>> begin COLLECTED DATA

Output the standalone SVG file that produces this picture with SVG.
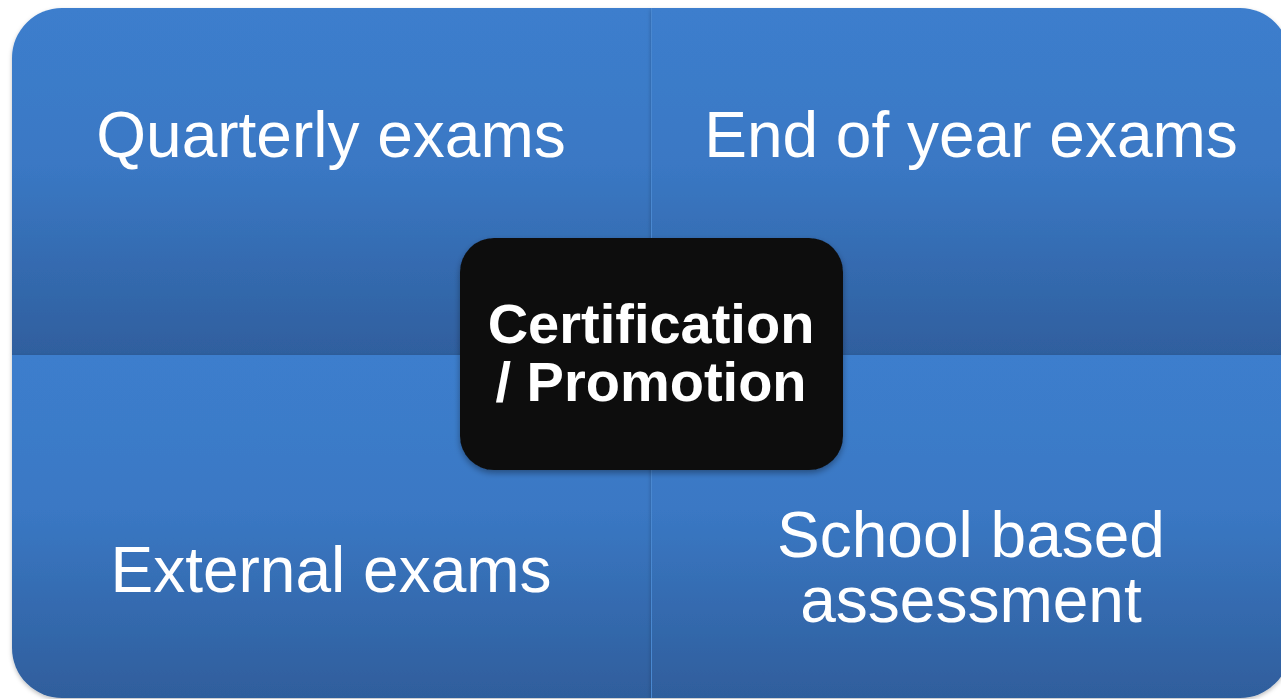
<svg xmlns="http://www.w3.org/2000/svg" width="1281" height="699" viewBox="0 0 1281 699">
  <defs>
    <linearGradient id="gTop" x1="0" y1="8" x2="0" y2="355" gradientUnits="userSpaceOnUse">
      <stop offset="0" stop-color="#3c7ecd"/>
      <stop offset="0.45" stop-color="#3a78c4"/>
      <stop offset="1" stop-color="#2f5f9e"/>
    </linearGradient>
    <linearGradient id="gBot" x1="0" y1="355" x2="0" y2="698" gradientUnits="userSpaceOnUse">
      <stop offset="0" stop-color="#3c7ecd"/>
      <stop offset="0.45" stop-color="#3a78c4"/>
      <stop offset="1" stop-color="#2f5e9c"/>
    </linearGradient>
    <filter id="sh" x="-10%" y="-10%" width="120%" height="125%">
      <feDropShadow dx="0" dy="3" stdDeviation="3" flood-color="#000" flood-opacity="0.35"/>
    </filter>
    <filter id="shq" x="-5%" y="-5%" width="110%" height="110%">
      <feDropShadow dx="0" dy="2" stdDeviation="2" flood-color="#000" flood-opacity="0.25"/>
    </filter>
  </defs>
  <style>
    .lbl { font-family: "Liberation Sans", Arial, sans-serif; font-size: 64px; fill: #ffffff; text-anchor: middle; }
    .ctr { font-family: "Liberation Sans", Arial, sans-serif; font-size: 56px; font-weight: bold; fill: #ffffff; text-anchor: middle; }
    .div { stroke: #4a88d0; stroke-width: 1; }
  </style>
  <rect width="1281" height="699" fill="#ffffff"/>

  <g id="quadrant-top-left" filter="url(#shq)">
    <path d="M12,355 L12,58 A50,50 0 0 1 62,8 L651,8 L651,355 Z" fill="url(#gTop)"/>
    <text class="lbl" x="331" y="157">Quarterly exams</text>
  </g>
  <g id="quadrant-top-right" filter="url(#shq)">
    <path d="M651,8 L1240,8 A50,50 0 0 1 1290,58 L1290,355 L651,355 Z" fill="url(#gTop)"/>
    <text class="lbl" x="971" y="157">End of year exams</text>
  </g>
  <g id="quadrant-bottom-left" filter="url(#shq)">
    <path d="M12,355 L651,355 L651,698 L62,698 A50,50 0 0 1 12,648 Z" fill="url(#gBot)"/>
    <text class="lbl" x="331" y="592">External exams</text>
  </g>
  <g id="quadrant-bottom-right" filter="url(#shq)">
    <path d="M651,355 L1290,355 L1290,648 A50,50 0 0 1 1240,698 L651,698 Z" fill="url(#gBot)"/>
    <text class="lbl" x="971" y="557">School based</text>
    <text class="lbl" x="971" y="622">assessment</text>
  </g>
  <line class="div" x1="651.5" y1="8" x2="651.5" y2="698"/>

  <g id="center" filter="url(#sh)">
    <rect x="460" y="238" width="383" height="232" rx="34" ry="34" fill="#0d0d0d"/>
    <text class="ctr" x="651" y="343">Certification</text>
    <text class="ctr" x="651" y="401">/ Promotion</text>
  </g>
</svg>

>> end COLLECTED DATA

** THE TASK **
What is needed is an exact reproduction of the data, pictures excluded.

** THE RESULT **
Output the standalone SVG file that produces this picture with SVG.
<svg xmlns="http://www.w3.org/2000/svg" width="1281" height="699" viewBox="0 0 1281 699">
  <defs>
    <linearGradient id="gTop" x1="0" y1="8" x2="0" y2="355" gradientUnits="userSpaceOnUse">
      <stop offset="0" stop-color="#3c7ecd"/>
      <stop offset="0.45" stop-color="#3a78c4"/>
      <stop offset="1" stop-color="#2f5f9e"/>
    </linearGradient>
    <linearGradient id="gBot" x1="0" y1="355" x2="0" y2="698" gradientUnits="userSpaceOnUse">
      <stop offset="0" stop-color="#3c7ecd"/>
      <stop offset="0.45" stop-color="#3a78c4"/>
      <stop offset="1" stop-color="#2f5e9c"/>
    </linearGradient>
    <filter id="sh" x="-10%" y="-10%" width="120%" height="125%">
      <feDropShadow dx="0" dy="3" stdDeviation="3" flood-color="#000" flood-opacity="0.35"/>
    </filter>
    <filter id="shq" x="-5%" y="-5%" width="110%" height="110%">
      <feDropShadow dx="0" dy="2" stdDeviation="2" flood-color="#000" flood-opacity="0.25"/>
    </filter>
  </defs>
  <style>
    .lbl { font-family: "Liberation Sans", Arial, sans-serif; font-size: 64px; fill: #ffffff; text-anchor: middle; }
    .ctr { font-family: "Liberation Sans", Arial, sans-serif; font-size: 56px; font-weight: bold; fill: #ffffff; text-anchor: middle; }
    .div { stroke: #4a88d0; stroke-width: 1; }
  </style>
  <rect width="1281" height="699" fill="#ffffff"/>

  <g id="quadrant-top-left" filter="url(#shq)">
    <path d="M12,355 L12,58 A50,50 0 0 1 62,8 L651,8 L651,355 Z" fill="url(#gTop)"/>
    <text class="lbl" x="331" y="157">Quarterly exams</text>
  </g>
  <g id="quadrant-top-right" filter="url(#shq)">
    <path d="M651,8 L1240,8 A50,50 0 0 1 1290,58 L1290,355 L651,355 Z" fill="url(#gTop)"/>
    <text class="lbl" x="971" y="157">End of year exams</text>
  </g>
  <g id="quadrant-bottom-left" filter="url(#shq)">
    <path d="M12,355 L651,355 L651,698 L62,698 A50,50 0 0 1 12,648 Z" fill="url(#gBot)"/>
    <text class="lbl" x="331" y="592">External exams</text>
  </g>
  <g id="quadrant-bottom-right" filter="url(#shq)">
    <path d="M651,355 L1290,355 L1290,648 A50,50 0 0 1 1240,698 L651,698 Z" fill="url(#gBot)"/>
    <text class="lbl" x="971" y="557">School based</text>
    <text class="lbl" x="971" y="622">assessment</text>
  </g>
  <line class="div" x1="651.5" y1="8" x2="651.5" y2="698"/>

  <g id="center" filter="url(#sh)">
    <rect x="460" y="238" width="383" height="232" rx="34" ry="34" fill="#0d0d0d"/>
    <text class="ctr" x="651" y="343">Certification</text>
    <text class="ctr" x="651" y="401">/ Promotion</text>
  </g>
</svg>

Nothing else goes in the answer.